* begin Dataset extract *

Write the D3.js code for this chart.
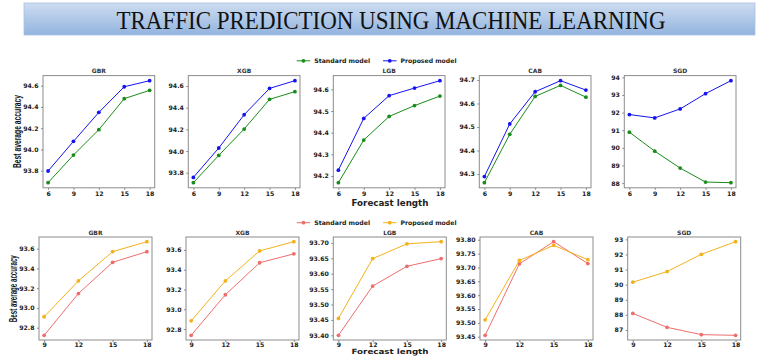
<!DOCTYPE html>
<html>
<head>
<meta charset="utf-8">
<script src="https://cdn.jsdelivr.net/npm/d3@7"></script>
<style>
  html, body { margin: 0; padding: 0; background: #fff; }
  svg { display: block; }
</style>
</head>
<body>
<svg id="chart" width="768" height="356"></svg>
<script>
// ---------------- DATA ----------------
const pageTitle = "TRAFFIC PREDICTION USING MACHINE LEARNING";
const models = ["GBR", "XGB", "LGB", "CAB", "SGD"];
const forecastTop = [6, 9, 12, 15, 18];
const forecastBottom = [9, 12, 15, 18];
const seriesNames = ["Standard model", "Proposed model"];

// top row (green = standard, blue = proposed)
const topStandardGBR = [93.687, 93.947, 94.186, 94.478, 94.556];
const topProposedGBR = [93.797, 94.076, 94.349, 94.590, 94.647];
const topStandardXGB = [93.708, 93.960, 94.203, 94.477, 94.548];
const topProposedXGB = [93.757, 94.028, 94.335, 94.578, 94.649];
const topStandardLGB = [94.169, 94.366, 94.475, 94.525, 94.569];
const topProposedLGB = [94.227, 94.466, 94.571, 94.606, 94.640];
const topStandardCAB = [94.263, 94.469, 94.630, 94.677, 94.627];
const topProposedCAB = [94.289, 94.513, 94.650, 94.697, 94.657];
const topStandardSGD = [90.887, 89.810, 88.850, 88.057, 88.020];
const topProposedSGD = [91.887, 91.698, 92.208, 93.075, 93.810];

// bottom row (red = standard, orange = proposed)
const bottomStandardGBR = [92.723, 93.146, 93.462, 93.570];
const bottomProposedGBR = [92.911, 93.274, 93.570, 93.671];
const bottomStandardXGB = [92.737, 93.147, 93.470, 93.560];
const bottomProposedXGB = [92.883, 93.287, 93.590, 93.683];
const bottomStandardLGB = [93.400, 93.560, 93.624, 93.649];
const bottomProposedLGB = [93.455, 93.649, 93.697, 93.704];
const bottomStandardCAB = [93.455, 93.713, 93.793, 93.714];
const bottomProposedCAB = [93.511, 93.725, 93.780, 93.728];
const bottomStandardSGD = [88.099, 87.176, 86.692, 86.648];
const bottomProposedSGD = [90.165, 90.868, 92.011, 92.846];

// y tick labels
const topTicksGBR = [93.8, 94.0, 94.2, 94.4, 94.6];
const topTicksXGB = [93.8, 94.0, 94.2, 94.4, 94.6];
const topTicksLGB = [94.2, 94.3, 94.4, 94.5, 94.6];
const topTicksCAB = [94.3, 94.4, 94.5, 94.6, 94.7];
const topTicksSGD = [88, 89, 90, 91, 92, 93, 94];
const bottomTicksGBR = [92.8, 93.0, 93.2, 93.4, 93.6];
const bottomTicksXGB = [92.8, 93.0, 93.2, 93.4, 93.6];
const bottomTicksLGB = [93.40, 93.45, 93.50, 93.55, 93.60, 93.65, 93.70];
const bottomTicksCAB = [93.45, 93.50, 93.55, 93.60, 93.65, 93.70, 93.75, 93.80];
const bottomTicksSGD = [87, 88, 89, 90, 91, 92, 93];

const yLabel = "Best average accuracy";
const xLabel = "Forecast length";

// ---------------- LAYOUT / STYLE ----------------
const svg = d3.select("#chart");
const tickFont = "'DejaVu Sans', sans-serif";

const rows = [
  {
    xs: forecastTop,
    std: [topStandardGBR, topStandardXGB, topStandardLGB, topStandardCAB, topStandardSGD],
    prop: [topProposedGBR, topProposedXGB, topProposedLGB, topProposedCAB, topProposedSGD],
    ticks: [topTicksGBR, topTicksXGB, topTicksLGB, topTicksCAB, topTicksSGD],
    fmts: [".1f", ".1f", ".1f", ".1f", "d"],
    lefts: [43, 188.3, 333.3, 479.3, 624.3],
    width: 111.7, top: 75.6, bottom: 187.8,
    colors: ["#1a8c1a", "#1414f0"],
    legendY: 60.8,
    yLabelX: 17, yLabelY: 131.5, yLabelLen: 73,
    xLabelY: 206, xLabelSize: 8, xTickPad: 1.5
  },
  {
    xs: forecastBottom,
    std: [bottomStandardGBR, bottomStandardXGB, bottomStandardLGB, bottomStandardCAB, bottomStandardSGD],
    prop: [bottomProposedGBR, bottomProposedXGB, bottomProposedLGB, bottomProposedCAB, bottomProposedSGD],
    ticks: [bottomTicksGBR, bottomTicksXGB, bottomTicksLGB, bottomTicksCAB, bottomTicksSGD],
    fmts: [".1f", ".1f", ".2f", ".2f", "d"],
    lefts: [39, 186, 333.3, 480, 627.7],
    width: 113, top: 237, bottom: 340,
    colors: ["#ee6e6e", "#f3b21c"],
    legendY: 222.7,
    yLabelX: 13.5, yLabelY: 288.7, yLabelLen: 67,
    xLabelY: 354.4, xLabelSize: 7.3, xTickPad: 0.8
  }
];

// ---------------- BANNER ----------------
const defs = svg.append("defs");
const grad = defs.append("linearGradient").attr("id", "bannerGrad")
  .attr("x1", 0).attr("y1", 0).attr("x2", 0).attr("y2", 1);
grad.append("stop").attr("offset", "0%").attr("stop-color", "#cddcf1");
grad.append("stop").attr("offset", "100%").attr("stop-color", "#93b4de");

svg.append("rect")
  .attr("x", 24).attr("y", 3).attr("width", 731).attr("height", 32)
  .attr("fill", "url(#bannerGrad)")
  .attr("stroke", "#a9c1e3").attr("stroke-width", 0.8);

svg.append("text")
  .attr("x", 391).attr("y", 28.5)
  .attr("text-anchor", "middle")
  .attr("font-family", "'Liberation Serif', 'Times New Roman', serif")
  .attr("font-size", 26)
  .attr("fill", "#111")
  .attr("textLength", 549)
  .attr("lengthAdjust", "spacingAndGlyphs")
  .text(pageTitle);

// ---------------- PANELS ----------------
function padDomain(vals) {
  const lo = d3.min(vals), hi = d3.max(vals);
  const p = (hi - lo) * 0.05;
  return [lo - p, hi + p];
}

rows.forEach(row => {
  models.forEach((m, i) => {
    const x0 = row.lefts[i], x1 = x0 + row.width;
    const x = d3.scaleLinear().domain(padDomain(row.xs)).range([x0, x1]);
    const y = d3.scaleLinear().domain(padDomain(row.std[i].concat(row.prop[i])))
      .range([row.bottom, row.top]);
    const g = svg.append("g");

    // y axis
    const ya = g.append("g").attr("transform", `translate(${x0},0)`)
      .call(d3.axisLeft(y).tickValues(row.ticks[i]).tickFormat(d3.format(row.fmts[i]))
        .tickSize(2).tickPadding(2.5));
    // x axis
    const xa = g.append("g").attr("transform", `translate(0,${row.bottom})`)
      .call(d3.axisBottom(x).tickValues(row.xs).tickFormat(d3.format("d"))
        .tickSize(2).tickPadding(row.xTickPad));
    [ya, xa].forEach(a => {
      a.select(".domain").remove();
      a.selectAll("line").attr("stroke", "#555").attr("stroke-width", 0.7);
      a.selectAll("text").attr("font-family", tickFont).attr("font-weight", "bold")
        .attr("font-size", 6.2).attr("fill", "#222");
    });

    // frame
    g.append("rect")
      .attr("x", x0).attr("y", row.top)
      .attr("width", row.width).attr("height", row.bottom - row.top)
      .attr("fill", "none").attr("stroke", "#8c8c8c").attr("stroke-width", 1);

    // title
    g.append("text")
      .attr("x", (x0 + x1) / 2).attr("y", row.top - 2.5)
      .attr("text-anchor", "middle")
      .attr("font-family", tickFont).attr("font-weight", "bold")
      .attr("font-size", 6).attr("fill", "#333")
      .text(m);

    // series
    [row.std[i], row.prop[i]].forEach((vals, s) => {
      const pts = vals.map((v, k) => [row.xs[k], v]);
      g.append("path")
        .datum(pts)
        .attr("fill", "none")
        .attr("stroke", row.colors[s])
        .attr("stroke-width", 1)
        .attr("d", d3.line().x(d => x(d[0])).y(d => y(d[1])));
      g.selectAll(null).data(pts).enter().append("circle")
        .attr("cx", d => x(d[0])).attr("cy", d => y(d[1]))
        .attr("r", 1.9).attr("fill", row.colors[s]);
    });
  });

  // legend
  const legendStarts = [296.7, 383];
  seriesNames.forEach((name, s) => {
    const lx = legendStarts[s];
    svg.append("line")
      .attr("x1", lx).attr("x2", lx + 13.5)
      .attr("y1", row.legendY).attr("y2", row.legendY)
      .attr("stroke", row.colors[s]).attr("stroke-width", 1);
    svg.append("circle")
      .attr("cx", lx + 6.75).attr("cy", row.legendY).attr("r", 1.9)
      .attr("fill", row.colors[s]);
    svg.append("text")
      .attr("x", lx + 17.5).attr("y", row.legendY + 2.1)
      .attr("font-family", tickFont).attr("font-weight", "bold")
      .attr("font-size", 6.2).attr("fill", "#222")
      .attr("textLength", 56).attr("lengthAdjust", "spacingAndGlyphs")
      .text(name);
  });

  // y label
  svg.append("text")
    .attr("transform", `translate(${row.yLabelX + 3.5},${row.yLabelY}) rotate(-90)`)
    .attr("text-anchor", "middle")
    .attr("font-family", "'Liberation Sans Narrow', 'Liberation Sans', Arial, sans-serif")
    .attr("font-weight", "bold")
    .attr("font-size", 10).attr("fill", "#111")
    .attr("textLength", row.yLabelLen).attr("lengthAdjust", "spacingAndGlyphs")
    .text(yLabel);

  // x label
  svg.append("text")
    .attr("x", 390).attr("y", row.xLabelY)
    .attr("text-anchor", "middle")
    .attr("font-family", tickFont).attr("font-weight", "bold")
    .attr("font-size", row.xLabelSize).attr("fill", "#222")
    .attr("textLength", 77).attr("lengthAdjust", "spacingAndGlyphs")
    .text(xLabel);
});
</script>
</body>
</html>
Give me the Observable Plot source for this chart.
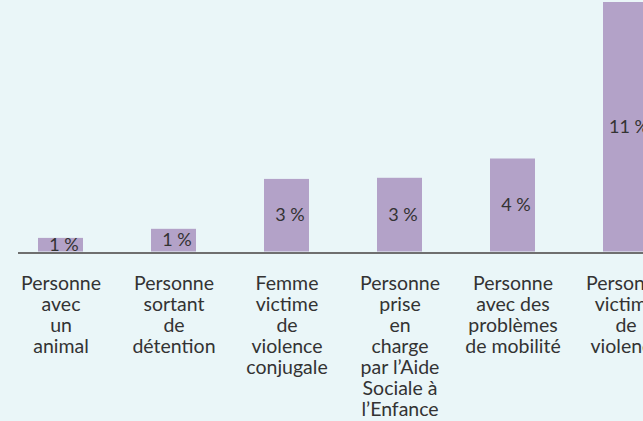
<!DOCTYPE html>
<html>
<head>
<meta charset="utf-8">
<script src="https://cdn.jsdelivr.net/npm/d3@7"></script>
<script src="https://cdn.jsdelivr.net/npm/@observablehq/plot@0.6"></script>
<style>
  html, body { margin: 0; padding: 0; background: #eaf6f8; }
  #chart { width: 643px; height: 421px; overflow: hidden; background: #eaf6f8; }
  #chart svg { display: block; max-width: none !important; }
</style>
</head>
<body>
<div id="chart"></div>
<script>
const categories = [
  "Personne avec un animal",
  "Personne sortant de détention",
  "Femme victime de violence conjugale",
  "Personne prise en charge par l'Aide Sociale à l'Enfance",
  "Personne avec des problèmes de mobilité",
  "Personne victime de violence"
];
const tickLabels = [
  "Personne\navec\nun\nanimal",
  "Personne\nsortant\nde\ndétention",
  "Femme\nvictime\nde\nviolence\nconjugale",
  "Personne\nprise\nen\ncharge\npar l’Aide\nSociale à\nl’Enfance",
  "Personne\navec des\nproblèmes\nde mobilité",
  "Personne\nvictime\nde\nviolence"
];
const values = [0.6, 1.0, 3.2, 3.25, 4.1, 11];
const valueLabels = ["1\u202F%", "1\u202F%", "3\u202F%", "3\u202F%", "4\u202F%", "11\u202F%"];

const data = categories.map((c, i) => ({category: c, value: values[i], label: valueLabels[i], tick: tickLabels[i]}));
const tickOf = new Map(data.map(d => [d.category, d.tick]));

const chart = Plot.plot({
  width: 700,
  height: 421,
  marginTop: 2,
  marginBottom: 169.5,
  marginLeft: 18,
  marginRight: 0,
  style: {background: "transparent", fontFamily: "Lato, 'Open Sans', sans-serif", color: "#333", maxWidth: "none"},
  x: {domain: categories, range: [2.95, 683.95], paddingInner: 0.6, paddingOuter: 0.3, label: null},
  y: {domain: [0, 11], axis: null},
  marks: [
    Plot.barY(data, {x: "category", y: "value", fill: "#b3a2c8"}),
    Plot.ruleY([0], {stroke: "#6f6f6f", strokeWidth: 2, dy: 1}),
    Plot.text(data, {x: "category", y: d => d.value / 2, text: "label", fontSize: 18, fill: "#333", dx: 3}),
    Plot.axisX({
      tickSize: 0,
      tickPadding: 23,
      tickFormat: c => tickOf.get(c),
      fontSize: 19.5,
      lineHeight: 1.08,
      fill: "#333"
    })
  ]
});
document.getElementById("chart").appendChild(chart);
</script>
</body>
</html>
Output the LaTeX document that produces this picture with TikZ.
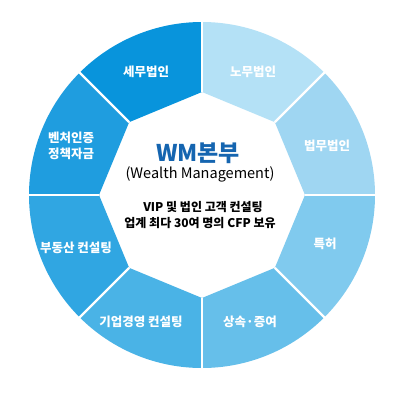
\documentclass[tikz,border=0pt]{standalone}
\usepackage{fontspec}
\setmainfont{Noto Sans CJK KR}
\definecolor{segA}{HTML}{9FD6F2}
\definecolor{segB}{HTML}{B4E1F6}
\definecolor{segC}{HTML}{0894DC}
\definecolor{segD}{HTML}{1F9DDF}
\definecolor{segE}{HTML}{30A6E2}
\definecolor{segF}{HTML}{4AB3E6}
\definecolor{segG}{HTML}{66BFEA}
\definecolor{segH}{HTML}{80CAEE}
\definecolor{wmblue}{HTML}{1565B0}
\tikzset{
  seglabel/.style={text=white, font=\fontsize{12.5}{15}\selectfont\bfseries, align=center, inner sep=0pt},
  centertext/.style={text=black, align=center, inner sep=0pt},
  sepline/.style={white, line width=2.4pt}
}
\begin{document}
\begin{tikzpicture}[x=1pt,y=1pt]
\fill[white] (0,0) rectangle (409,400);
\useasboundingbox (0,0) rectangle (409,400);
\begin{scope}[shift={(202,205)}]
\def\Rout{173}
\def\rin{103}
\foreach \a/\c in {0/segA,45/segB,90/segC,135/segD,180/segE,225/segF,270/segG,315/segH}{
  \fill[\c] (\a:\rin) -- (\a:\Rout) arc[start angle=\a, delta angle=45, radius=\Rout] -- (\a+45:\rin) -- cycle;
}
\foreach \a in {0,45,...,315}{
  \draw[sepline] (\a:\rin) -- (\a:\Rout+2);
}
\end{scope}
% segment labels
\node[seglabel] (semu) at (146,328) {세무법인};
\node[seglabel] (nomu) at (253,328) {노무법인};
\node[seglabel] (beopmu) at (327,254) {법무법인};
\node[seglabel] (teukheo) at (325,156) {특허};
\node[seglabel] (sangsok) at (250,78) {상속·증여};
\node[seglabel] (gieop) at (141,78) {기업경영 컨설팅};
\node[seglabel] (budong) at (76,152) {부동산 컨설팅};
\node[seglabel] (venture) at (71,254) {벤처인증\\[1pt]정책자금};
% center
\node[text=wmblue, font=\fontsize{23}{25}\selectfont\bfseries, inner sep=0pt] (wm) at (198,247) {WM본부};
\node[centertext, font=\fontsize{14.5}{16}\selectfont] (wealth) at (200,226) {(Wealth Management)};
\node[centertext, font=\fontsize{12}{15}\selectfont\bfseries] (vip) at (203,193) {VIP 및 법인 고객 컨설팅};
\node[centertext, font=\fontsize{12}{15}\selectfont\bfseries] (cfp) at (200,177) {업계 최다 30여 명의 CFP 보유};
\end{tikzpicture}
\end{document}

* end Dataset extract *

Pick out every line above that holds the word "this" and copy it.

Full solution.
Write the D3.js code for this chart.
Give me the Observable Plot source for this chart.
Output the LaTeX document that produces this picture with TikZ.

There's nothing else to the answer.